At Geocurrents, Chris Kremer has a post describing the latest scheme of French authorities to jumpstart the decidedly dualistic economy of the French South American territory of French Guiana. Creating sports facilities for training Olympic atheletes for the 2016 Olympics in Rio de Janeiro, in Brazil to the south seems redundant to me: Brazil is a large country that can presumably provide spaces for the athletes in question. If France can make a go of it, sure, but is this the best scheme for boosting the economy of an ultraperipheral region?
The overseas region of France will expand its sport, tourism, and transportation infrastructure in order to attract elite athletes to train there for the [2016 Rio Olympics Games]. Earlier this month in London, the government-sponsored group GIP Guiana 2014-2016 promoted the region as a convenient, safe, and scenic place for foreign teams to train away from the hustle and bustle of the main competition venues.
The French government will spend about €35 million ($43 million) over the coming three years on projects that will include the renovation of two soccer stadiums in Rémire-Montjoly and Kourou, as well as the construction of new sports facilities.
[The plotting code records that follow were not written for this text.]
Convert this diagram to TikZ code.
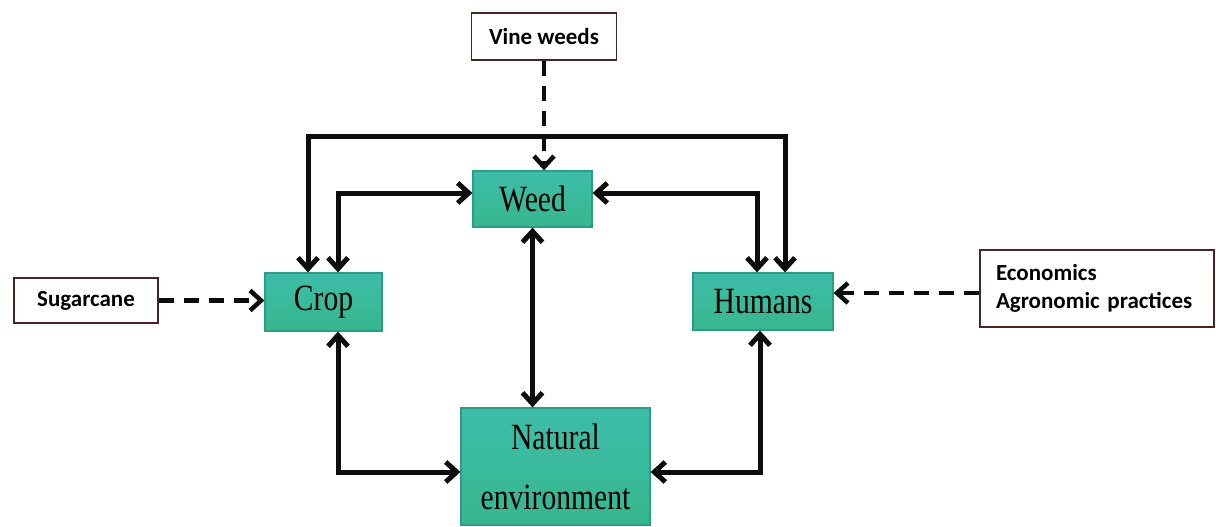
\documentclass[tikz,border=0pt]{standalone}
\usepackage{fontspec}
\usepackage{tikz}
\usetikzlibrary{arrows.meta,positioning,calc}
\newfontfamily\boxfont[FakeStretch=0.8]{Liberation Serif}
\newfontfamily\labelfont{Carlito}
\definecolor{cA}{HTML}{3DBDAA}
\definecolor{cB}{HTML}{36B78C}
\definecolor{cC}{HTML}{2A9E84}
\definecolor{cD}{HTML}{4A2520}
\definecolor{cE}{HTML}{0D0D0D}
\tikzset{
  unit/.style={rectangle,draw=cC,line width=1.2pt,top color=cA,bottom color=cB,
    inner sep=0pt,align=center,font=\boxfont\fontsize{37}{60}\selectfont},
  factor/.style={rectangle,draw=cD,line width=1.8pt,fill=white,inner sep=0pt,
    font=\labelfont\bfseries\fontsize{23}{28}\selectfont},
  link/.style={{Straight Barb[length=11pt,width=20pt]}-{Straight Barb[length=11pt,width=20pt]},
    line width=5pt,cE},
  influence/.style={-{Straight Barb[length=11pt,width=20pt]},line width=4.5pt,cE,
    dash pattern=on 15pt off 10pt},
}
\begin{document}
\begin{tikzpicture}[x=1pt,y=-1pt]
\useasboundingbox (0,0) rectangle (1216,527);
% main components
\node[unit,minimum width=119,minimum height=56] (weed) at (532.5,199) {Weed};
\node[unit,minimum width=117,minimum height=58] (crop) at (323.5,302) {Crop};
\node[unit,minimum width=140,minimum height=57] (humans) at (763,301.5) {Humans};
\node[unit,minimum width=189,minimum height=117] (natural) at (555.5,466.5) {Natural\\environment};
% outside factors
\node[factor,minimum width=145,minimum height=47] (vine) at (544,36.5) {Vine weeds};
\node[factor,minimum width=144,minimum height=45] (sugar) at (86,300.5) {Sugarcane};
\node[factor,minimum width=234,minimum height=77,text width=202,align=left,inner xsep=16pt]
  (econ) at (1097,288.5) {Economics\\Agronomic practices};
% corners of the routes
\coordinate (fL) at (308,136);
\coordinate (fR) at (785,136);
\coordinate (iL) at (338,193);
\coordinate (iR) at (757,193);
\coordinate (bL) at (338,472);
\coordinate (bR) at (760,472);
\coordinate (dH) at (0,293);
\draw[link] (crop.north -| fL) -- (fL) -- (fR) -- (humans.north -| fR);
\draw[link] (crop.north -| iL) -- (iL) -- (weed.west |- iL);
\draw[link] (weed.east |- iR) -- (iR) -- (humans.north -| iR);
\draw[link] (weed.south) -- (weed.south |- natural.north);
\draw[link] (crop.south -| bL) -- (bL) -- (natural.west |- bL);
\draw[link] (humans.south -| bR) -- (bR) -- (natural.east |- bR);
\draw[influence] (vine.south) -- (vine.south |- weed.north);
\draw[influence] (sugar.east) -- (crop.west |- sugar.east);
\draw[influence] (econ.west |- dH) -- (humans.east |- dH);
\end{tikzpicture}
\end{document}
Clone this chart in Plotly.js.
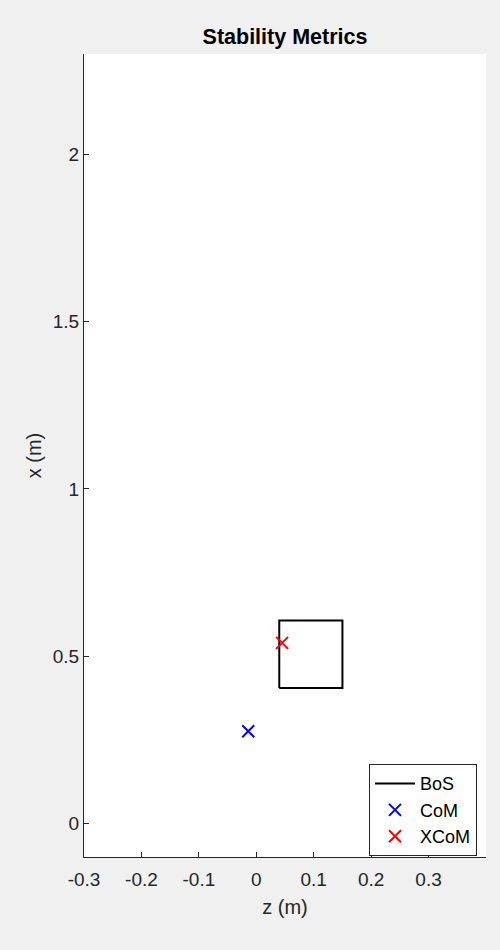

Future high-end training centers will include an Olympic-grade running track, a swimming pool, and a gym for martial arts, which together would accommodate athletes competing in up to 20 different Olympic events. In addition to a new transport system, French Guiana will also build new hotels, with a capacity of up to 4,000 visitors.
Government officials hope that these activities will boost the economy of French Guiana, which like the Caribbean islands of Guadeloupe and Martinique and the African island of Mayotte, is considered an integral part of the country of France. The construction jobs and tourism that the project will generate should reduce the region’s unemployment rate of about 20 percent. After the next Olympics, the new stadiums would provide a venue for the cultivation of sports talent in French Guiana, which has a youthful population and many cultural affinities with the Caribbean. Even though the region is considered politically equal to any other in the country—it sends representatives to the French legislature and is part of the EU and Eurozone—it has a much lower standard of living than metropolitan (European) France. While the highest in South America, French Guiana’s GDP per capita is slightly less than half the national average, and the economy is highly dependent on government subsidies and the presence of the European Space Agency’s spaceport.